Modelling the structure and dynamics of cellular organelles with non-equilibrium dynamics
Membrane-bound organelles perform many essential functions in the cell, among which the sorting and biochemical maturation of cellular components. Organelles along the secretory and endocytic pathways are strongly out-of-equilibrium structures, which display large stochastic fluctuations of composition and shape resulting from inter-organelle exchange and enzymatic reactions. Understanding how the different molecular mechanisms controlling these processes are orchestrated to yield robust fluxes of matter and to direct particular components to particular locations within the cell is an outstanding problem of great interest for cell biologist, but also for physicists.

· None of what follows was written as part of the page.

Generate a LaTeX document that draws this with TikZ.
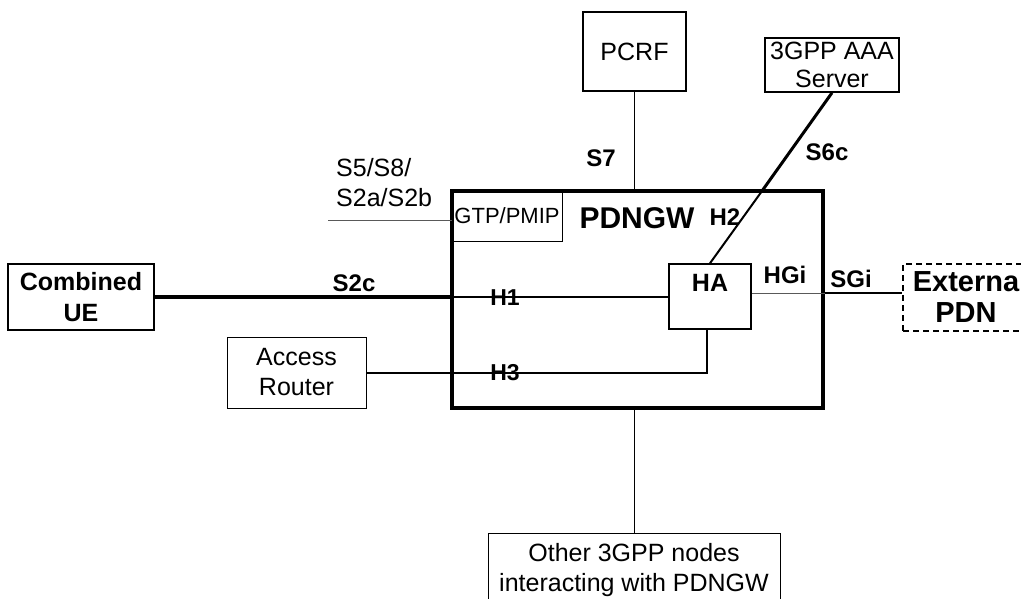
\documentclass[tikz,border=0pt]{standalone}
\usepackage{fontspec}
\setmainfont{Liberation Sans}
\begin{document}
\begin{tikzpicture}[x=1pt,y=-1pt,
  lbl/.style={font=\bfseries\fontsize{24}{28}\selectfont, inner sep=0pt},
  rtxt/.style={font=\fontsize{25}{30}\selectfont},
  box/.style={draw, inner sep=0pt, align=center},
  thinline/.style={line width=0.8pt},
  midline/.style={line width=1.5pt}]
\useasboundingbox (0,0) rectangle (1021,599);
\begin{scope}
\clip (0,0) rectangle (1021,599);
% main gateway box
\node[box, line width=3.5pt, minimum width=371pt, minimum height=217pt] (pdn) at (637.5,299.5) {};
\node[box, line width=0.8pt, minimum width=110pt, minimum height=50pt, rtxt, font=\fontsize{22}{26}\selectfont] (gtp) at (507,216) {GTP/PMIP};
\node[box, line width=1.5pt, minimum width=82pt, minimum height=65pt] (ha) at (710,296.5) {};
\node[lbl, font=\bfseries\fontsize{25}{28}\selectfont] at (710,283) {HA};
\node[lbl, font=\bfseries\fontsize{30}{34}\selectfont] (pdnlbl) at (637,218) {PDNGW};
% outer nodes
\node[box, line width=2pt, minimum width=146pt, minimum height=66pt, font=\bfseries\fontsize{25}{31}\selectfont] (ue) at (81,297) {Combined\\UE};
\node[box, line width=0.8pt, minimum width=139pt, minimum height=71pt, rtxt] (ar) at (296.5,372.5) {Access\\Router};
\node[box, line width=1.5pt, minimum width=103pt, minimum height=79pt, rtxt] (pcrf) at (634.5,51.5) {PCRF};
\node[box, line width=1.5pt, minimum width=134pt, minimum height=54pt, font=\fontsize{25}{28}\selectfont] (aaa) at (832,65) {3GPP AAA\\Server};
\node[box, dash pattern=on 6pt off 4pt, line width=1.5pt, minimum width=126pt, minimum height=67pt, font=\bfseries\fontsize{29}{31}\selectfont] (ext) at (966,297.5) {Externa\\PDN};
\node[box, line width=0.8pt, minimum width=292pt, minimum height=80pt, anchor=north] (oth) at (634,533) {};
\node[rtxt, align=center, inner sep=0pt, font=\fontsize{25}{30}\selectfont] (othtxt) at (634,570) {Other 3GPP nodes\\interacting with PDNGW};
\end{scope}
% connectors
\draw[line width=4.5pt] (ue.east) -- (ue.east -| pdn.west);
\draw[midline] (ha.west |- 0,297) coordinate (h1e) -- (h1e -| pdn.west);
\coordinate (h3c) at (707,373);
\draw[midline] (ar.east |- h3c) -- (h3c) -- (h3c |- ha.south);
\coordinate (s5end) at (328,220);
\draw[thinline, gray!70!black] (s5end) -- (s5end -| gtp.west);
\draw[thinline] (pcrf.south) -- (pcrf.south |- pdn.north);
\coordinate (h2x) at (762,191);
\draw[line width=2pt] (ha.north) -- (h2x);
\draw[line width=3pt] (h2x) -- (aaa.south);
\coordinate (hgi) at (ha.east |- 0,293);
\draw[thinline, gray!70!black] (hgi) -- (hgi -| pdn.east);
\draw[line width=2.2pt] (hgi -| pdn.east) -- (hgi -| ext.west);
\draw[thinline] (pdn.south -| oth.north) -- (oth.north);
% labels
\node[lbl] (s2c) at (354,283) {S2c};
\node[lbl, font=\bfseries\fontsize{23}{26}\selectfont] (h1) at (505,298) {H1};
\node[lbl, font=\bfseries\fontsize{23}{26}\selectfont] (h3) at (505,373) {H3};
\node[lbl] (h2) at (725,217) {H2};
\node[lbl] (hgil) at (785,275) {HGi};
\node[lbl] (sgi) at (851,279) {SGi};
\node[lbl] (s7) at (601,158) {S7};
\node[lbl] (s6c) at (827,152) {S6c};
\node[rtxt, align=left, anchor=west, inner sep=0pt] (s5) at (336,183) {S5/S8/\\S2a/S2b};
\end{tikzpicture}
\end{document}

In this talk, I will discussed stochastic models of organelle self-organisation based on the simplified view that organelle dynamics results from a competition of two kinetic processes : vesicular exchange between organelles and maturation ; i.e. the change of biochemical identity of an organelle over time (early to late endosomes, cis to trans Golgi cisternae…). I will first describe in some details two specific processes relevant to organelle dynamics : the sorting of components by vesicular exchange, and the competition between maturation and exchange in a simple, one-compartment system. I will then discuss a conceptual model of organelle biogenesis and maintenance that include vesicular exchange (budding, transport, and fusion) and biochemical maturation. I will show how the non-equilibrium steady-state of an organelle or a network of organelles may be varied in a controlled manner by modifying a limited number of coarse-grained parameters (essentially, the budding, fusion and maturation rates) and discuss the relevance of these results for the structure of the Golgi apparatus.